El proceso también facilitó el fortalecimiento de la sociedad civil, toda vez que se crearon consejos municipales de paz y mesas de discusión sobre temas álgidos para la región como los derechos humanos, la minería, la economía solidaria, el desarrollo del sector agropecuario y la recuperación del medio ambiente. A la par, la iglesia ha presionado para que algunas de las exigencias en esos frentes sean contempladas en las discusión de los planes de desarrollo departamental y nacional. Iniciativas que, aunque no se hayan realizado producto de acuerdos con la insurgencia y el Estado, sino entre ilegales provenientes del sector empresarial, están en consonancia con el discurso de paz territorial que se ha contemplado en La Habana.
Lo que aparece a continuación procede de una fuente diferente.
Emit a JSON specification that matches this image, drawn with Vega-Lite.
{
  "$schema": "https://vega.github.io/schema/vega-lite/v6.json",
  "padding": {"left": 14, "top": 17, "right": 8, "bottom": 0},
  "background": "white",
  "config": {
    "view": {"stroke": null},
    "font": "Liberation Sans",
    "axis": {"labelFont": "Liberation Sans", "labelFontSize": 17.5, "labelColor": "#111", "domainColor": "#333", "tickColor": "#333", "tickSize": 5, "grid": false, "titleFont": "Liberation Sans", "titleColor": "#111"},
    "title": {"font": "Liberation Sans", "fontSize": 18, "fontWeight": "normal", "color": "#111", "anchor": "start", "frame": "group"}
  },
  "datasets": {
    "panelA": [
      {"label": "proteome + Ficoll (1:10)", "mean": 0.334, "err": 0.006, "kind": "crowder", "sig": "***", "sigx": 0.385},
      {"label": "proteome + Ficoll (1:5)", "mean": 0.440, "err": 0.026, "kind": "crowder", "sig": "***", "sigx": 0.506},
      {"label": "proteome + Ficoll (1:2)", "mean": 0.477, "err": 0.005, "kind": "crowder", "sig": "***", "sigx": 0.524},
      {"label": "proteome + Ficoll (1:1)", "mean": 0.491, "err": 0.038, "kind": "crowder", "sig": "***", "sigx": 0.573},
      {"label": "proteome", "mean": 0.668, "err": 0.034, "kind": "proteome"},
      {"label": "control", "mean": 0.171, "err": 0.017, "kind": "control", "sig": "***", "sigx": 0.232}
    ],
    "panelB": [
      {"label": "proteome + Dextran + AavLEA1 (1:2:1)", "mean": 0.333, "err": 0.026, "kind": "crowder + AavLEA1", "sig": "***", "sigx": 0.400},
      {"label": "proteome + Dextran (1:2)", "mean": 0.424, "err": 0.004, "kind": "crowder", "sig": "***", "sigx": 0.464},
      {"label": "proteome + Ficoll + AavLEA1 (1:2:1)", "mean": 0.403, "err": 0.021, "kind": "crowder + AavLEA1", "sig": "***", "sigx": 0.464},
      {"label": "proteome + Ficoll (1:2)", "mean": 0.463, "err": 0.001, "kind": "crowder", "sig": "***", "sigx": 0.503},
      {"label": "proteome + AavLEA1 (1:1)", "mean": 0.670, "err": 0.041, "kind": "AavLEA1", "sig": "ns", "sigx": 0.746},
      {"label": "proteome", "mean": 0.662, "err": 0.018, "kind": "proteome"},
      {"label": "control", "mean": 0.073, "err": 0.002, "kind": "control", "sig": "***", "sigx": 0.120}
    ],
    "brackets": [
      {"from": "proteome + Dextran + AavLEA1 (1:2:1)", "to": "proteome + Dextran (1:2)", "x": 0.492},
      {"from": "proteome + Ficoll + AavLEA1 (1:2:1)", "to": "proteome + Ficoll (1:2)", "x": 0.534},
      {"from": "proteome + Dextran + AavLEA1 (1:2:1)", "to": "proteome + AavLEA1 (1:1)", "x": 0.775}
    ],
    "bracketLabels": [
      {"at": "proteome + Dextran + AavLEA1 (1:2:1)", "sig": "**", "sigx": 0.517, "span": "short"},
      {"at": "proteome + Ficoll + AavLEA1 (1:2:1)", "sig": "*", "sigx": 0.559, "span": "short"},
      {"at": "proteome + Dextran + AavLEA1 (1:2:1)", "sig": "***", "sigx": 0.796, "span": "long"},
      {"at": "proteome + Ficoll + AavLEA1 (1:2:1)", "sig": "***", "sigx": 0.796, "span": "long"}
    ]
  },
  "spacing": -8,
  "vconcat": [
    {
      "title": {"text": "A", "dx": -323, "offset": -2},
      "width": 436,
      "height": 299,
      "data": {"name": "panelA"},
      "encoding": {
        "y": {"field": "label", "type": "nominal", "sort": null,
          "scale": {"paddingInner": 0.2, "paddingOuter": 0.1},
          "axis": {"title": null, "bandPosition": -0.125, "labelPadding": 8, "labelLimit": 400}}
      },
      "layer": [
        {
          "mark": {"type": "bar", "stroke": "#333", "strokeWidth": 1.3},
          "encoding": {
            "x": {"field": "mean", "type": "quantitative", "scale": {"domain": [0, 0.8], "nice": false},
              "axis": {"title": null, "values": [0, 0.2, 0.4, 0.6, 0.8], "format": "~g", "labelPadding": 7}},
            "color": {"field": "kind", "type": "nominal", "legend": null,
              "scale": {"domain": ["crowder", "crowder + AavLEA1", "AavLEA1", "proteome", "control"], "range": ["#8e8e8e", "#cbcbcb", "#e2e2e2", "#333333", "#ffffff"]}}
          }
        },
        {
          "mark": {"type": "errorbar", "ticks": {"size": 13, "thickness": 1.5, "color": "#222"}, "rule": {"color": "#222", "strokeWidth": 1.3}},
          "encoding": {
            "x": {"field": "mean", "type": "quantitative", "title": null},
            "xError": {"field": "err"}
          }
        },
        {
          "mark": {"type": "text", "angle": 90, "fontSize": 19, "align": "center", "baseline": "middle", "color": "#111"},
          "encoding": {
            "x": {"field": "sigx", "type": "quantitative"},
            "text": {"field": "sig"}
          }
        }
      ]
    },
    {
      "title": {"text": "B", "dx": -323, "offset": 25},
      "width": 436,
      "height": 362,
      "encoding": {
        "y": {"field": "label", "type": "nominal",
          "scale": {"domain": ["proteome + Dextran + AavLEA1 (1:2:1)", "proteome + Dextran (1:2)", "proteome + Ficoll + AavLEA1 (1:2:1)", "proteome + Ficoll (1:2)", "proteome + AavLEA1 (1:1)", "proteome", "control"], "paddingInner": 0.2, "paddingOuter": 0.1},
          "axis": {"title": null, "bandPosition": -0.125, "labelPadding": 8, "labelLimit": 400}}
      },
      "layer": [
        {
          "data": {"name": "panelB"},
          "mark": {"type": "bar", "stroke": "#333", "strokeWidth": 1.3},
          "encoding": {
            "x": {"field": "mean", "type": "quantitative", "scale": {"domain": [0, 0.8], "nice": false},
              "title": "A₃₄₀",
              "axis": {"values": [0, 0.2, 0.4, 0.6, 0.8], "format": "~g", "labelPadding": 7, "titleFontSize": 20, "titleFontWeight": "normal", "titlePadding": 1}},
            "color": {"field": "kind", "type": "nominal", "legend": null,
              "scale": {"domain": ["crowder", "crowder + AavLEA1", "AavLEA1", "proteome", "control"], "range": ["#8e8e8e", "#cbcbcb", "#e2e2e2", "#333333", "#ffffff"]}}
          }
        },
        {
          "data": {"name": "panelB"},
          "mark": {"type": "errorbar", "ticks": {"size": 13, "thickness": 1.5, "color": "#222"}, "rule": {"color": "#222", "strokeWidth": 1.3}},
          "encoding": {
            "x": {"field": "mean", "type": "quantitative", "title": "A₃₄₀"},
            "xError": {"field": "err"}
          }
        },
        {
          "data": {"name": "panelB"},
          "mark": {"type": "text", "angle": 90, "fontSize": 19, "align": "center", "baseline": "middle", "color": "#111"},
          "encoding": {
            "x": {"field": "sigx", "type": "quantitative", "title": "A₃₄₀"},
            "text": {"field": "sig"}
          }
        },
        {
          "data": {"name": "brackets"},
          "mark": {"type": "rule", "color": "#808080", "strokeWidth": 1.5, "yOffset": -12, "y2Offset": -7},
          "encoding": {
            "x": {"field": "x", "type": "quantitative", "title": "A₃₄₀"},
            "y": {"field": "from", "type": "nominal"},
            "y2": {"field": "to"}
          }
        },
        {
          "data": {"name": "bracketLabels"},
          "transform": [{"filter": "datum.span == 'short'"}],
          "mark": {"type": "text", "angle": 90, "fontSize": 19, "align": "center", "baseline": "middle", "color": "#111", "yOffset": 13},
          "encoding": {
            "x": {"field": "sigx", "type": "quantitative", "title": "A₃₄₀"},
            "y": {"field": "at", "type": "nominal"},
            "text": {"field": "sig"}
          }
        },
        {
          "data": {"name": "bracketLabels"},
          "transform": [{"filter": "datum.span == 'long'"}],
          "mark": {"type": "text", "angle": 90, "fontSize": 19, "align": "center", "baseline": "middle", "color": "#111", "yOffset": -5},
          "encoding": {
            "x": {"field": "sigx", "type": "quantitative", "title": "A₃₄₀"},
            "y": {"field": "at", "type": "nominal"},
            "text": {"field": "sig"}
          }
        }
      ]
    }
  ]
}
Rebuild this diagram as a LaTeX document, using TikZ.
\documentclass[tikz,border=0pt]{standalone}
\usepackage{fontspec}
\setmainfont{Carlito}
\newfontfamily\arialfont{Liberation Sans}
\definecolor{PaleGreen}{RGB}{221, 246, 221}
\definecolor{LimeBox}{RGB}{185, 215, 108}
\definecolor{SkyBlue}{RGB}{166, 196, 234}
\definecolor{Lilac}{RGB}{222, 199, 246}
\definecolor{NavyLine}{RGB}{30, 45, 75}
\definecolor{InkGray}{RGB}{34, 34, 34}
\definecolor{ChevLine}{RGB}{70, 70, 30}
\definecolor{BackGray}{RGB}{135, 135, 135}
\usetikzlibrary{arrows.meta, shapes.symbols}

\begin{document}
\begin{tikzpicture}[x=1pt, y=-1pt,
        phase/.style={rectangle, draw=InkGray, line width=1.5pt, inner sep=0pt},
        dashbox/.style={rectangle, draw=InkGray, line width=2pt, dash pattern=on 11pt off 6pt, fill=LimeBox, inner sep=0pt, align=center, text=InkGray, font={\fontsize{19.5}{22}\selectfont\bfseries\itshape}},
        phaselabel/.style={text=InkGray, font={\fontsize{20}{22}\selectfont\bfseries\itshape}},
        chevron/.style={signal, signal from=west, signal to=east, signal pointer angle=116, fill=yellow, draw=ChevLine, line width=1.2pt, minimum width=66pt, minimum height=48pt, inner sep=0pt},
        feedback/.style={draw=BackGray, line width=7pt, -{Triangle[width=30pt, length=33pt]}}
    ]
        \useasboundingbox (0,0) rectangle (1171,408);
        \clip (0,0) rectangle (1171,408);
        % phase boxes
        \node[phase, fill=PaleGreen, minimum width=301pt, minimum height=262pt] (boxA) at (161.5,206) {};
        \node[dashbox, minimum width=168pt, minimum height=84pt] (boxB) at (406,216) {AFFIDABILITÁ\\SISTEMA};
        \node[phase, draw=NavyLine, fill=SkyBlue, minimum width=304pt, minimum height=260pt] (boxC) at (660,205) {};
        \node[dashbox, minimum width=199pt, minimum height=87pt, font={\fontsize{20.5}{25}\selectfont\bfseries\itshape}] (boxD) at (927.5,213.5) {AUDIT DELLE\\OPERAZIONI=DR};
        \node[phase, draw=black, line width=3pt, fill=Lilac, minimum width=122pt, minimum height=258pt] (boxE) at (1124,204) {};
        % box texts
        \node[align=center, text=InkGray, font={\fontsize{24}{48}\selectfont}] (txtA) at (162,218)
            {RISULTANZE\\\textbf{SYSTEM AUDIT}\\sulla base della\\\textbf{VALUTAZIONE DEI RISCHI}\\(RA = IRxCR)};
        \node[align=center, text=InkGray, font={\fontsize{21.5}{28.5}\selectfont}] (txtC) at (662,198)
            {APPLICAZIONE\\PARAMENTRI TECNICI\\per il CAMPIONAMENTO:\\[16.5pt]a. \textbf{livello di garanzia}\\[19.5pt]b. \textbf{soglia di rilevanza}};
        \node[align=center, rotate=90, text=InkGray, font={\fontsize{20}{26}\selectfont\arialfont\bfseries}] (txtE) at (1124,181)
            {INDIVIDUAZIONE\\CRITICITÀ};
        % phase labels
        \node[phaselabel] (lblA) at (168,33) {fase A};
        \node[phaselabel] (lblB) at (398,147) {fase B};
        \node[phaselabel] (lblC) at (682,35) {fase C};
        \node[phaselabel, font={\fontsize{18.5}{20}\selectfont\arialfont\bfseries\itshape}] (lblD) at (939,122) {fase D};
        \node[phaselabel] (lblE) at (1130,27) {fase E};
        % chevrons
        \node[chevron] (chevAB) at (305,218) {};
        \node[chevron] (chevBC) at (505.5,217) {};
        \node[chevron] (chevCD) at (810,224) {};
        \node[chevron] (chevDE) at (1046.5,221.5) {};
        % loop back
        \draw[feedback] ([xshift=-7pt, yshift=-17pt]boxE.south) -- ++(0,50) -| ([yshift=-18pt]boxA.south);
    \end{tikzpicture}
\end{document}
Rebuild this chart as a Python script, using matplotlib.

Para los boyacenses, pese a que falta avanzar en temas como la tecnificación de la pequeña minería, la inversión social, la verdad, la justicia y la memoria histórica, su proceso es una muestra fehaciente de que la paz es posible. Una paz que los ciudadanos y la Iglesia conciben no sólo en términos de la reducción de los homicidios y de la conflictividad armada, sino como una oportunidad para organizarse y participar en el desarrollo de la región.